She wouldn't quite be the youngest Oscar nominee ever; that status still belongs to eight-year-old Justin Henry, who was nominated as best supporting actor for Kramer vs. Kramer in 1979. (There was also Jackie Cooper, who was just a shade younger than Wallis when he was nominated as best actor for Skippy in 1930.) But, crucially, Beasts of the Southern Wild took a few years to reach the screen. Though she's nine now, she was a mere six when the film was shot. To put it another way, she was not quite seven, which is the year developmental psychologists like to refer to as the age of reason: when kids start making decisions based on logic and causality. I'm no psych expert, but it seems to me this might be the sensible cut-off point for acting plaudits.
Acting requires some intentionality on the part of the actor, some conscious effort to adopt a persona other than his or her own. Even adult actors who get criticized for "playing themselves" are engaged in a series of more or less conscious decisions about how best to be themselves onscreen. A young child, meanwhile, likely isn't thinking at all about how to be herself, let alone a character. She's a kid, and she just "is." This is, of course, a big part of what we're responding to when we watch Wallis: her innocence and her lack of self-consciousness. She feels genuine precisely because she's incapable of being otherwise.
It comes down to what we mean when we talk about a great performance. Do we simply mean the performer in question entertained us? That they're unusually magnetic, memorable, and enjoyable to watch? If so, Wallis shouldn't just be nominated, she should take the trophy. She's hugely magnetic, and she commands the screen to an extent most adult performers could only dream of. But what she does in Beasts is not acting. What she's doing is being a great camera subject.
It's questionable, too, whether nominations even benefit child actors. If acting awards are to exist at all, they should probably have some sort of practical value. For instance, a nomination could help an actress who's been toiling in the trenches and really needs a boost—someone like Mary Elizabeth Winstead of Smashed, or Emayatzy Corinealdi of Middle of Nowhere. Conversely, if a nomination can encourage an established star to shun fluff for more demanding roles—like Matthew McConaughey in Bernie and Magic Mike and Killer Joe—then that's great, too.

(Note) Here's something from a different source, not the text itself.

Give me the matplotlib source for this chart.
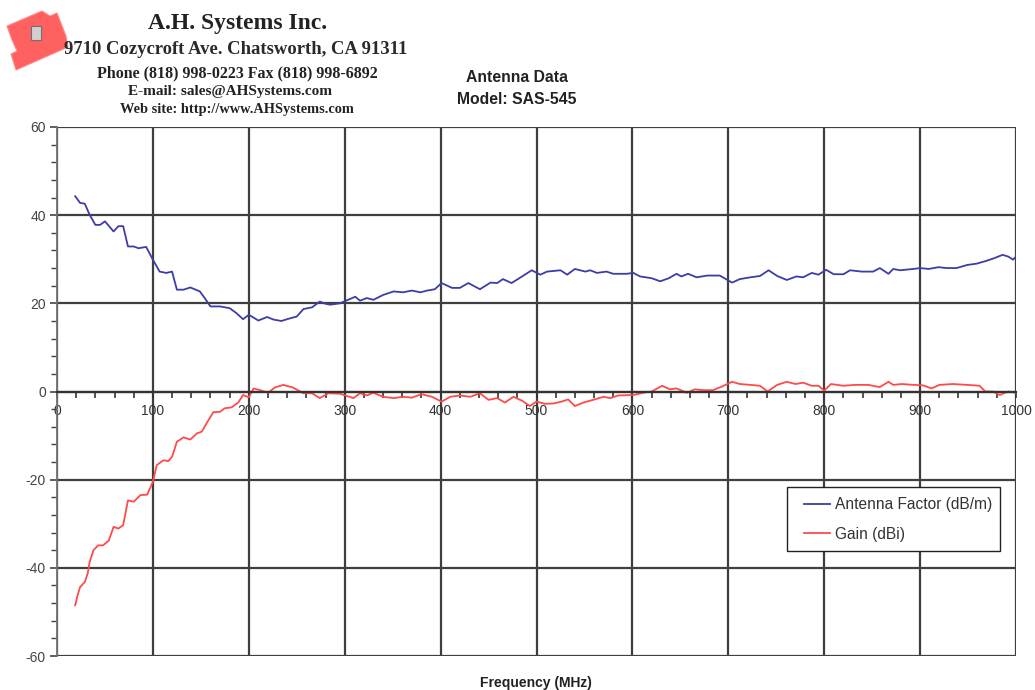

But nominations for wee children? Maybe it'll be great for them and maybe it won't be. They will almost certainly land more parts—indeed, Wallis has already scored a role in the upcoming Twelve Years a Slave—but for how long? Kids who don't grow up to have the same charisma they had when they were younger may find themselves washed-up before they're even able to drive. (Seen Haley Joel Osment in any movies recently?) Also, it can't be healthy for a young child to go through the months-long orgy of adulation that is the modern Oscar season. It isn't even healthy for the adults who get nominated. If what we loved about Wallis in Beasts was how "real" she was, why are we so eager to turn her into another Tinseltown success story?